What the task asks >>
Each line below should be retyped exactly, with no pictures.

Given material >>
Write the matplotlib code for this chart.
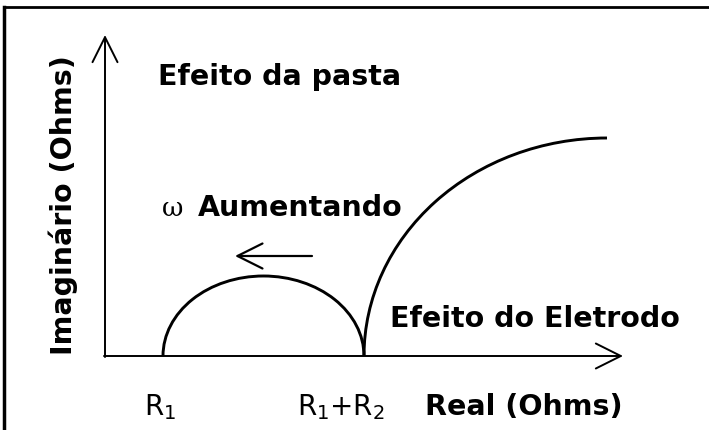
import matplotlib.pyplot as plt
from matplotlib.patches import Arc

# Nyquist sketch, units are arbitrary (1 unit ~ 1 px on the figure)
r1 = 58            # solution resistance R1
r2 = 201           # paste resistance R2
paste_peak = 80    # top of the paste semicircle
electrode_end = 502   # real part where the electrode arc flattens out
electrode_peak = 218  # imaginary part at that point

x_axis_end = 518
y_axis_end = 321

tick_labels = ['R$_1$', 'R$_1$+R$_2$']
tick_pos = [r1, r1 + r2]
label_shift = [-3, -23]

fig = plt.figure(figsize=(7.09, 4.30), dpi=100)
ax = fig.add_axes([0, 0, 1, 1])
ax.set_xlim(-105, 604)
ax.set_ylim(-74, 356)
ax.axis('off')

# frame on top and left
ax.plot([-101, 604], [349, 349], color='black', lw=2, clip_on=False)
ax.plot([-101, -101], [-74, 349], color='black', lw=2.5, clip_on=False)

# axes drawn as open arrows
arrow = dict(arrowstyle='->,head_length=1.0,head_width=0.5', color='black',
             lw=1.4, mutation_scale=18, shrinkA=0, shrinkB=0)
ax.annotate('', xy=(x_axis_end, 0), xytext=(-1, 0), arrowprops=arrow)
ax.annotate('', xy=(0, y_axis_end), xytext=(0, -1), arrowprops=arrow)

# paste semicircle
ax.add_patch(Arc((r1 + r2 / 2, 0), r2, 2 * paste_peak, theta1=0, theta2=180,
                 color='black', lw=2.1))
# electrode arc, a quarter ellipse rising from R1+R2
a = electrode_end - (r1 + r2)
ax.add_patch(Arc((electrode_end, 0), 2 * a, 2 * electrode_peak, theta1=90, theta2=180,
                 color='black', lw=2.1))

# frequency arrow
ax.annotate('', xy=(130, 100), xytext=(207, 100), arrowprops=dict(arrow, lw=1.6))

bold = dict(fontsize=20.5, fontweight='bold', color='black')
ax.text(53, 271, 'Efeito da pasta', ha='left', va='baseline', **bold)
ax.text(57, 140, 'ω', ha='left', va='baseline', fontsize=19, family='DejaVu Serif')
ax.text(93, 140, 'Aumentando', ha='left', va='baseline', **bold)
ax.text(285, 29, 'Efeito do Eletrodo', ha='left', va='baseline', **bold)
ax.text(320, -59, 'Real (Ohms)', ha='left', va='baseline', **bold)
ax.text(-33, 1, 'Imaginário (Ohms)', ha='left', va='baseline', rotation=90,
        rotation_mode='anchor', **bold)

for pos, shift, lab in zip(tick_pos, label_shift, tick_labels):
    ax.text(pos + shift, -59, lab, ha='center', va='baseline', fontsize=20, color='black')

fig.savefig('out.png', dpi=100)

Response for this exercise >>
Write the matplotlib code for this chart.
import matplotlib.pyplot as plt
from matplotlib.patches import Arc

# Nyquist sketch, units are arbitrary (1 unit ~ 1 px on the figure)
r1 = 58            # solution resistance R1
r2 = 201           # paste resistance R2
paste_peak = 80    # top of the paste semicircle
electrode_end = 502   # real part where the electrode arc flattens out
electrode_peak = 218  # imaginary part at that point

x_axis_end = 518
y_axis_end = 321

tick_labels = ['R$_1$', 'R$_1$+R$_2$']
tick_pos = [r1, r1 + r2]
label_shift = [-3, -23]

fig = plt.figure(figsize=(7.09, 4.30), dpi=100)
ax = fig.add_axes([0, 0, 1, 1])
ax.set_xlim(-105, 604)
ax.set_ylim(-74, 356)
ax.axis('off')

# frame on top and left
ax.plot([-101, 604], [349, 349], color='black', lw=2, clip_on=False)
ax.plot([-101, -101], [-74, 349], color='black', lw=2.5, clip_on=False)

# axes drawn as open arrows
arrow = dict(arrowstyle='->,head_length=1.0,head_width=0.5', color='black',
             lw=1.4, mutation_scale=18, shrinkA=0, shrinkB=0)
ax.annotate('', xy=(x_axis_end, 0), xytext=(-1, 0), arrowprops=arrow)
ax.annotate('', xy=(0, y_axis_end), xytext=(0, -1), arrowprops=arrow)

# paste semicircle
ax.add_patch(Arc((r1 + r2 / 2, 0), r2, 2 * paste_peak, theta1=0, theta2=180,
                 color='black', lw=2.1))
# electrode arc, a quarter ellipse rising from R1+R2
a = electrode_end - (r1 + r2)
ax.add_patch(Arc((electrode_end, 0), 2 * a, 2 * electrode_peak, theta1=90, theta2=180,
                 color='black', lw=2.1))

# frequency arrow
ax.annotate('', xy=(130, 100), xytext=(207, 100), arrowprops=dict(arrow, lw=1.6))

bold = dict(fontsize=20.5, fontweight='bold', color='black')
ax.text(53, 271, 'Efeito da pasta', ha='left', va='baseline', **bold)
ax.text(57, 140, 'ω', ha='left', va='baseline', fontsize=19, family='DejaVu Serif')
ax.text(93, 140, 'Aumentando', ha='left', va='baseline', **bold)
ax.text(285, 29, 'Efeito do Eletrodo', ha='left', va='baseline', **bold)
ax.text(320, -59, 'Real (Ohms)', ha='left', va='baseline', **bold)
ax.text(-33, 1, 'Imaginário (Ohms)', ha='left', va='baseline', rotation=90,
        rotation_mode='anchor', **bold)

for pos, shift, lab in zip(tick_pos, label_shift, tick_labels):
    ax.text(pos + shift, -59, lab, ha='center', va='baseline', fontsize=20, color='black')

fig.savefig('out.png', dpi=100)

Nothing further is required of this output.